2. The machine of claim 1, wherein the depth of said channels (2) also varies in the direction of said axis, said channels being deeper adjacent the inlet edge of said cylindrical ring with respect to the chip flow than at the opposite edge of said ring.

3. The machine of claim 1 or 2, wherein said channels (2) have a greatest depth which is less than the normal length of the chips.

4. The machine of claim 2, wherein said variations in depth of said channels (2) is substantially progressive and continuous in both said peripheral direction and in said direction of said axis.

5. The machine of claim 1, wherein said center member (1) has a portion which tapers to a top, said tapering portion projecting up through said cylindrical ring (6).

6. The machine of claim 5, comprising a chip infeed container (3) extending above said cylindrical ring (6), said top of said center member (1) projecting into said chip infeed container.

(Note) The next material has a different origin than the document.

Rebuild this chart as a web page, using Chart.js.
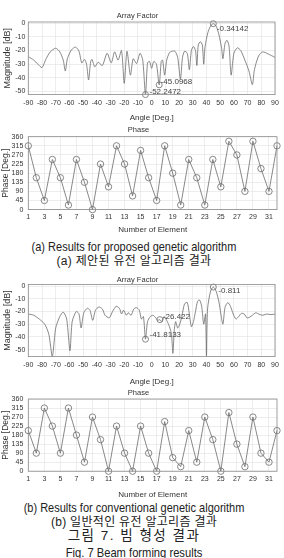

7. The machine of claim 1 or 2, wherein said channels (2) have defining walls, and said at least one anvil surface (21) defines at least one defining wall of said channels (2).

8. The machine of claim 7 wherein each of said channels (2) has a defining wall which includes at least one anvil surface (21).

9. The machine of claim 1, wherein both said center member (1) and said cylindrical ring (6) are rotatable.

10. The machine of claim 9 wherein said center member (1) and cylindrical ring (6) are rotatable in mutually opposite directions.